The task: Copy the material below verbatim from the line with "Rebuild this diagram" to the line with "(c48) at (591,350)", both lines included, omitting pictures and every line outside that range.
### Data supplied
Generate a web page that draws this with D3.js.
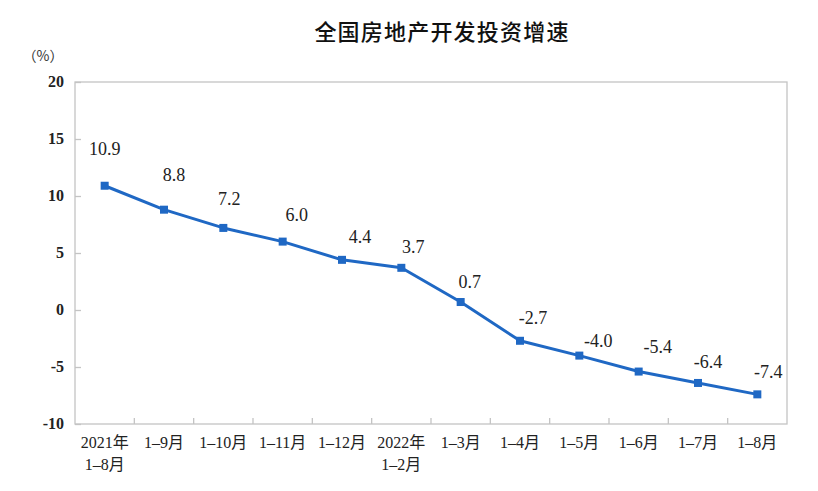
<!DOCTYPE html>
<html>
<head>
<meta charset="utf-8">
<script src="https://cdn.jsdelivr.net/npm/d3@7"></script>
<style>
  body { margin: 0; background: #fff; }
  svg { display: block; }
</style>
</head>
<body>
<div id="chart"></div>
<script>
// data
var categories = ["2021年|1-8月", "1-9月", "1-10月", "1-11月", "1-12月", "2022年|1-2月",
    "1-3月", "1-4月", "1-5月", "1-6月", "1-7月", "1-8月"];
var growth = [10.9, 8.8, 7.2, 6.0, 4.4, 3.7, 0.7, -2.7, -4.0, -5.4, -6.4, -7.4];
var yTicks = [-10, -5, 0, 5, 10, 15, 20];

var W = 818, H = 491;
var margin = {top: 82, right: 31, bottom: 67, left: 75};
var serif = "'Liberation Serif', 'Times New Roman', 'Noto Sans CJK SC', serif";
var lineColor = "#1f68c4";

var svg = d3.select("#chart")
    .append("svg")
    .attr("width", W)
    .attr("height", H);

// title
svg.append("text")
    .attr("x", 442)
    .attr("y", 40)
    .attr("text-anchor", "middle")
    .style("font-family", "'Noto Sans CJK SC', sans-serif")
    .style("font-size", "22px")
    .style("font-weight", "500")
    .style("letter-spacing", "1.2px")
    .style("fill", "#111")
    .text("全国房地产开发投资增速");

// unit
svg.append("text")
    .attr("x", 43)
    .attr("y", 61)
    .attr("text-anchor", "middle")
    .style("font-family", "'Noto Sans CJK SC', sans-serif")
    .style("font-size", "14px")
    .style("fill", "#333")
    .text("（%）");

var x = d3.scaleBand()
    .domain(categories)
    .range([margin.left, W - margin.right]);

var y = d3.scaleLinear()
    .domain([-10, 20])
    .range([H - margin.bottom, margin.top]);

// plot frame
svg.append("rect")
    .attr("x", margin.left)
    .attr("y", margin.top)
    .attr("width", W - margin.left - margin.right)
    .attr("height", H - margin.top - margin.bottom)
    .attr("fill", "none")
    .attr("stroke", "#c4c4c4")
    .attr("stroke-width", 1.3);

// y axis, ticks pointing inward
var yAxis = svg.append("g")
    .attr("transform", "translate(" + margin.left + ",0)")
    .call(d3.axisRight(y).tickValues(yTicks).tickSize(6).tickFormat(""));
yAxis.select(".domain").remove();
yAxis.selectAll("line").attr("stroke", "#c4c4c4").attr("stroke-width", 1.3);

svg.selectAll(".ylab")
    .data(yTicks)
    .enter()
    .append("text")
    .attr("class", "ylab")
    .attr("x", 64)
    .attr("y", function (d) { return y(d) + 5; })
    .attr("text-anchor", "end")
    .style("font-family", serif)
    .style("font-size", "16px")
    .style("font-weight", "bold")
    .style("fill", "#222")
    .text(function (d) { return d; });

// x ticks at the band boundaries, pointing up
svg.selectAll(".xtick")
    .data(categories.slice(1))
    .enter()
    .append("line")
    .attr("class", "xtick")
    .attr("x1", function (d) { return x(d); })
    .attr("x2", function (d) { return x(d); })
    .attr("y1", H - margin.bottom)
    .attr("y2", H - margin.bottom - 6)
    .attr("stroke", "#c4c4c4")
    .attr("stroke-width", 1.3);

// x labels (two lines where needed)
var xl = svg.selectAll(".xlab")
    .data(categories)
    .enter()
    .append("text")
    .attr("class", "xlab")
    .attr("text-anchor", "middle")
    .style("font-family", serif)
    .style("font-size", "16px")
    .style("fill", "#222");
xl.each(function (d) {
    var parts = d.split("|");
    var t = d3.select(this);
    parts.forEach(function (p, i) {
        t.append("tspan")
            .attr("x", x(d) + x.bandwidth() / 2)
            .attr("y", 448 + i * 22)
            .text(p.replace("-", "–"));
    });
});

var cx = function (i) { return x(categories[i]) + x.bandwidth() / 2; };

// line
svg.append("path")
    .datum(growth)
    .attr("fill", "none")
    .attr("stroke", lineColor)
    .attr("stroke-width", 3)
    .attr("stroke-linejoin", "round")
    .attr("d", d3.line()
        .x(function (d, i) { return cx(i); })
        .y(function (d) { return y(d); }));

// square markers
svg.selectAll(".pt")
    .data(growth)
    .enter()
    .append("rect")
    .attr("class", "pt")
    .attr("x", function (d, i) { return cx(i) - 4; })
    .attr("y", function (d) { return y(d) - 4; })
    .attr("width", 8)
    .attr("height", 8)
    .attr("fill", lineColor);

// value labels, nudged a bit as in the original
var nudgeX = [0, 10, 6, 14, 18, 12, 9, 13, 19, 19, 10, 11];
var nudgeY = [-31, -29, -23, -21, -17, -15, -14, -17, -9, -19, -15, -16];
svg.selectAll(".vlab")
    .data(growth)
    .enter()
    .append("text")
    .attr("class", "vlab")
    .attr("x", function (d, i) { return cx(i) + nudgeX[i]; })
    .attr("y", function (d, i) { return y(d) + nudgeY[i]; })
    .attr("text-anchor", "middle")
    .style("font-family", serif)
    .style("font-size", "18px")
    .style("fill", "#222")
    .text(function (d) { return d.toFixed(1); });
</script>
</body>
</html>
######
### Data supplied
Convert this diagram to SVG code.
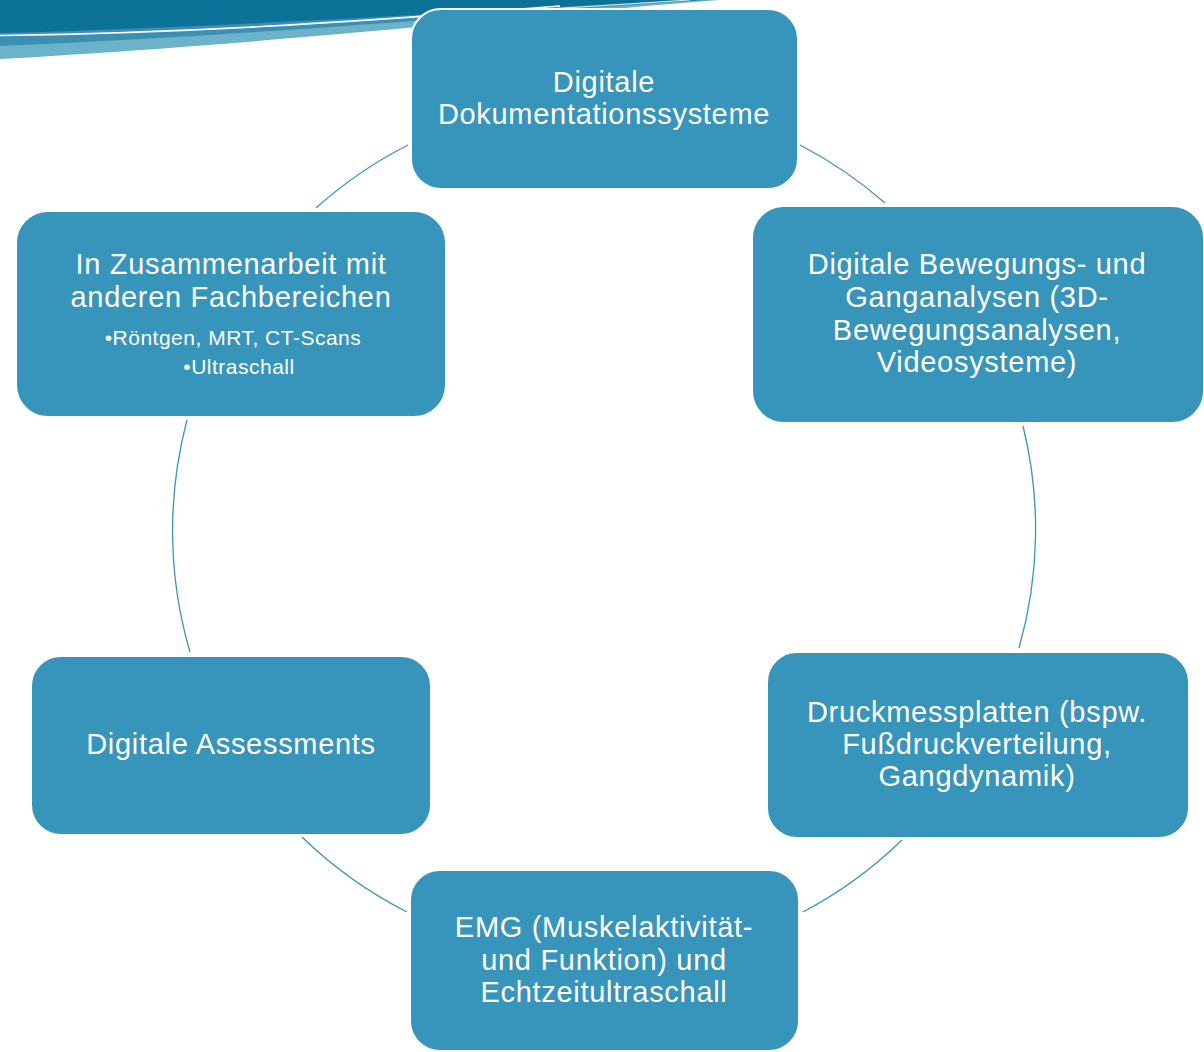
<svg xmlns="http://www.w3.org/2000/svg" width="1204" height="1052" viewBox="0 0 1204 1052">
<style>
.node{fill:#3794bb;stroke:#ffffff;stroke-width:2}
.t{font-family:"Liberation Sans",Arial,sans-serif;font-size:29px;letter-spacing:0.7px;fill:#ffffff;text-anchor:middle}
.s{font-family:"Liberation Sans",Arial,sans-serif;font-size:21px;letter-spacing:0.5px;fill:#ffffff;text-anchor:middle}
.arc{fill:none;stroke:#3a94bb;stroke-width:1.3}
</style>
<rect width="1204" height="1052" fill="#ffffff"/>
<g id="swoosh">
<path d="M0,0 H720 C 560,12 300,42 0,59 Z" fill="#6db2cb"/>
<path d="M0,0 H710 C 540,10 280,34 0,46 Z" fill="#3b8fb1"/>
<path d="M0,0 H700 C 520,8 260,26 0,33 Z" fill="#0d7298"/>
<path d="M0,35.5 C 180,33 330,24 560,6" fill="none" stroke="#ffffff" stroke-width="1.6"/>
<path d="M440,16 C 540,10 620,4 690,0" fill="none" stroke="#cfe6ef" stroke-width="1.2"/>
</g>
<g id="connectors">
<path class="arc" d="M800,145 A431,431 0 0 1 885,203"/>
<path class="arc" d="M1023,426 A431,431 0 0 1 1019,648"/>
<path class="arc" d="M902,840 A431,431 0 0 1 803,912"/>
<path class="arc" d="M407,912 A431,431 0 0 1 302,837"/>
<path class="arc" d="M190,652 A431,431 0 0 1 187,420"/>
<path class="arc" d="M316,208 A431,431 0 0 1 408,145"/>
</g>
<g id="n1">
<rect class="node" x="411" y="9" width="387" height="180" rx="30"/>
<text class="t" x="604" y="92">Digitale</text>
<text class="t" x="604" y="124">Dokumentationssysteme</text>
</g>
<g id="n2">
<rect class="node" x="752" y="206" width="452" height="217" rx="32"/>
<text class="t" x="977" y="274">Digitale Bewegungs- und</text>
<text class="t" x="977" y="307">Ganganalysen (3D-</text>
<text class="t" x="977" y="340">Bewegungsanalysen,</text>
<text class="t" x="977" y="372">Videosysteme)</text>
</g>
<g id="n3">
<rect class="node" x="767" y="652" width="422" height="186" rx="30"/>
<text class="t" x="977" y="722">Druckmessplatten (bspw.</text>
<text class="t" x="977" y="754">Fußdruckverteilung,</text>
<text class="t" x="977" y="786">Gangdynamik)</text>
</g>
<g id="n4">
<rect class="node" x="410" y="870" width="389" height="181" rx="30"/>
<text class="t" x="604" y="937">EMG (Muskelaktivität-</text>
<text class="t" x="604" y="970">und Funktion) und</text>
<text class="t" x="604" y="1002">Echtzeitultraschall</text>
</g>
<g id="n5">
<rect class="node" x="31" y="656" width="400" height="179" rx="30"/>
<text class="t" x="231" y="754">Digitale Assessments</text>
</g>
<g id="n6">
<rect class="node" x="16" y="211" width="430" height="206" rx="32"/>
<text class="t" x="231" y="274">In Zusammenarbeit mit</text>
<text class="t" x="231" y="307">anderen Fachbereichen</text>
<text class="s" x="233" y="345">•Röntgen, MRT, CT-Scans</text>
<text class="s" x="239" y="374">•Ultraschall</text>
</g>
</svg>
######
### Data supplied
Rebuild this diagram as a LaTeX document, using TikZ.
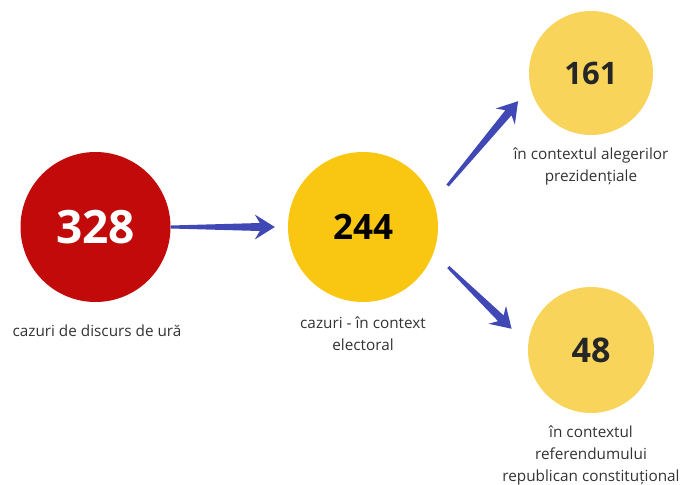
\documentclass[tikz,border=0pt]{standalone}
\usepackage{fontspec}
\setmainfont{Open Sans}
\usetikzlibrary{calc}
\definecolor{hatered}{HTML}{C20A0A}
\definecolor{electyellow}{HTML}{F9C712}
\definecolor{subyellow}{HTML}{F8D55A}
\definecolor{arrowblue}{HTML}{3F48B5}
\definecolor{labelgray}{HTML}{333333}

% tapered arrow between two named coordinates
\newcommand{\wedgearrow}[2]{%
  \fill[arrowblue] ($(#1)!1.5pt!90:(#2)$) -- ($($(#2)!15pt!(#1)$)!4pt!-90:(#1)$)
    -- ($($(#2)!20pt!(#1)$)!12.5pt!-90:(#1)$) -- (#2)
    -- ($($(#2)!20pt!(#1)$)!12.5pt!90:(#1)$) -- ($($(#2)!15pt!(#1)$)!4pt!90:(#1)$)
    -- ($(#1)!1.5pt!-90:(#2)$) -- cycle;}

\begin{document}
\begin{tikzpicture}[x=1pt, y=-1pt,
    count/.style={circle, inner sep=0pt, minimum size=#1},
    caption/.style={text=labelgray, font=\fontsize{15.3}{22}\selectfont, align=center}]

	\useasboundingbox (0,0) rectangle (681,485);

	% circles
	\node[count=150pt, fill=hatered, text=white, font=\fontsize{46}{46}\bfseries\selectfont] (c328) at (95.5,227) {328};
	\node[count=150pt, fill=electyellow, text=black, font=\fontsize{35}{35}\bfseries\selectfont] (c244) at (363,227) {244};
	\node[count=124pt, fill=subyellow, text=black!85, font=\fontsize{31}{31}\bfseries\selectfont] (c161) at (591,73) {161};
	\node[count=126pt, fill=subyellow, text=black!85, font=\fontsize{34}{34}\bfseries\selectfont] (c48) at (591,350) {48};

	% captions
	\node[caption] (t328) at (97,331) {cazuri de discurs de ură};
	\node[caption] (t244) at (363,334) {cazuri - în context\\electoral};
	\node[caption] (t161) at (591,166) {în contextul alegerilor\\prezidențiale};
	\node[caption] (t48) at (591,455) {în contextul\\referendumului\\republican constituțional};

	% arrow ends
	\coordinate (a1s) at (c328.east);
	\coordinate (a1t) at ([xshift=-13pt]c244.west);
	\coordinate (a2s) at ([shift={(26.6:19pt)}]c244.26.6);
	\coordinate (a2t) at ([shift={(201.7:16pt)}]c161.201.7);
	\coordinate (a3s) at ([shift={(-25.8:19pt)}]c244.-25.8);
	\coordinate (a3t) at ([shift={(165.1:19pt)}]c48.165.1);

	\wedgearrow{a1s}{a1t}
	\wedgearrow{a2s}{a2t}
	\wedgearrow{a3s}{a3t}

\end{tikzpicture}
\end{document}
######
Complete output:
Rebuild this diagram as a LaTeX document, using TikZ.
\documentclass[tikz,border=0pt]{standalone}
\usepackage{fontspec}
\setmainfont{Open Sans}
\usetikzlibrary{calc}
\definecolor{hatered}{HTML}{C20A0A}
\definecolor{electyellow}{HTML}{F9C712}
\definecolor{subyellow}{HTML}{F8D55A}
\definecolor{arrowblue}{HTML}{3F48B5}
\definecolor{labelgray}{HTML}{333333}

% tapered arrow between two named coordinates
\newcommand{\wedgearrow}[2]{%
  \fill[arrowblue] ($(#1)!1.5pt!90:(#2)$) -- ($($(#2)!15pt!(#1)$)!4pt!-90:(#1)$)
    -- ($($(#2)!20pt!(#1)$)!12.5pt!-90:(#1)$) -- (#2)
    -- ($($(#2)!20pt!(#1)$)!12.5pt!90:(#1)$) -- ($($(#2)!15pt!(#1)$)!4pt!90:(#1)$)
    -- ($(#1)!1.5pt!-90:(#2)$) -- cycle;}

\begin{document}
\begin{tikzpicture}[x=1pt, y=-1pt,
    count/.style={circle, inner sep=0pt, minimum size=#1},
    caption/.style={text=labelgray, font=\fontsize{15.3}{22}\selectfont, align=center}]

	\useasboundingbox (0,0) rectangle (681,485);

	% circles
	\node[count=150pt, fill=hatered, text=white, font=\fontsize{46}{46}\bfseries\selectfont] (c328) at (95.5,227) {328};
	\node[count=150pt, fill=electyellow, text=black, font=\fontsize{35}{35}\bfseries\selectfont] (c244) at (363,227) {244};
	\node[count=124pt, fill=subyellow, text=black!85, font=\fontsize{31}{31}\bfseries\selectfont] (c161) at (591,73) {161};
	\node[count=126pt, fill=subyellow, text=black!85, font=\fontsize{34}{34}\bfseries\selectfont] (c48) at (591,350) {48};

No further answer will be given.